A simple side dish with a creamy and buttery texture and corn flavor. The Italian sausage, with its burst of sweetness, meatiness, and fattiness, is the go-to choice for enhancing the polenta’s flavor.
Adding Italian sausage to a heated fava bean stew is a go-to choice to keep warm on chilly days. The sausage, paprika, and cumin add a lot of smokey aromas to the stew, whereas the freshly squeezed lemon juice and cilantro bring some zest.
A timeless combination is grilled pork sausages with sautéed peppers and onions. The sweet notes of the two veggies melt with the smokiness of the sausage and together make one sweet, peppery, and meaty roasted heaven!

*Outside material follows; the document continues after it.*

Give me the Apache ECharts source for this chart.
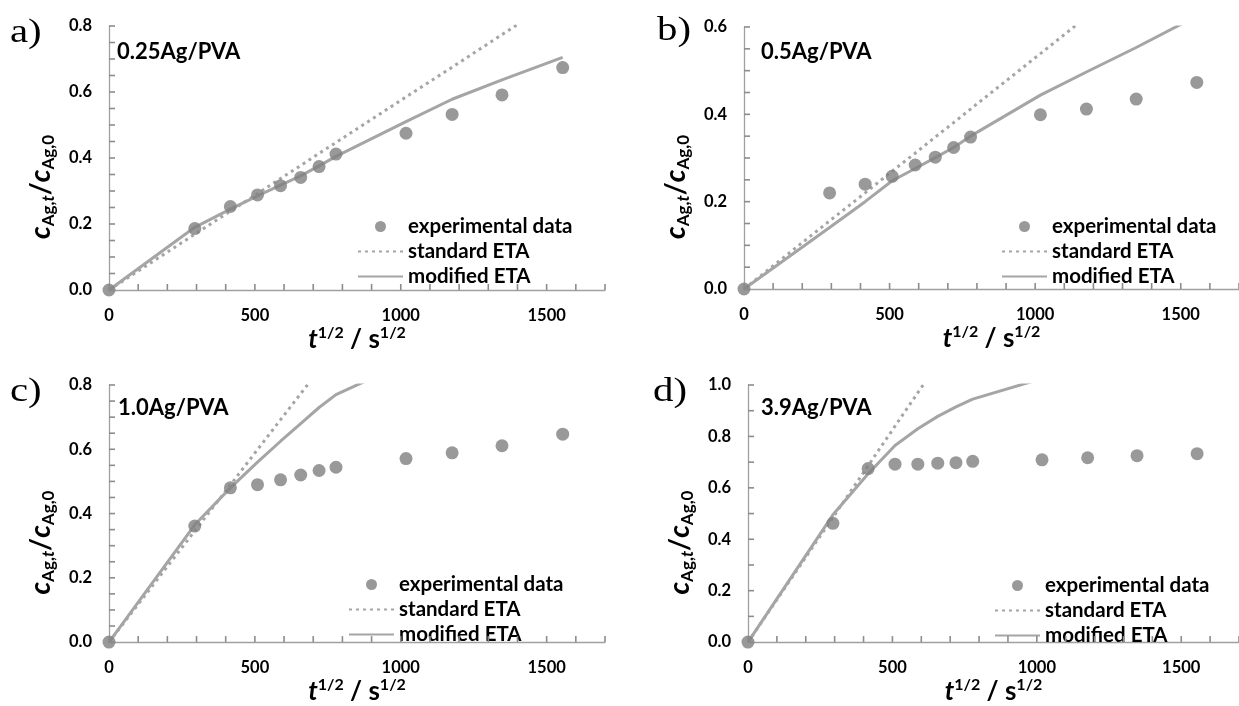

Pasta, cheese, and sausage are a match made in heaven. The pasta’s richness and the creaminess of the cheese, combined with the smokiness of the meat, provide the most incredible umami flavor in this porky mac n’ cheese.
Nothing makes a dinner more enjoyable than a cold, creamy potato salad. The traditional recipe includes onions, apple cider vinegar, salt, and pepper, with the tang of the pork sausage nicely balancing the savory taste of the potatoes.
Sausages and eggs transform anybody into a morning person. They add a savory and spicy touch to breakfasts and even brunches. You can pair them with literally anything, from onions and mushrooms to cheeses like white or yellow American cheese or mozzarella.
That ends our journey on the differences between Italian and pork sausages.
Taking everything into consideration, we can say that Italian sausage is of great origin, favored by the Romans since ancient times. The traditional salty and peppery flavor of the pork sausage is overshadowed by the sweet and earthy “fennel” flavor of the Italian sausage, and the nutritional value makes the Italian sausage slightly more heart-healthy.
However, if you don’t try both of these sausage varieties, you’ll never experience their differences in the proper way. Therefore, let your taste buds decide on the tastiest of the two. Bon appetit!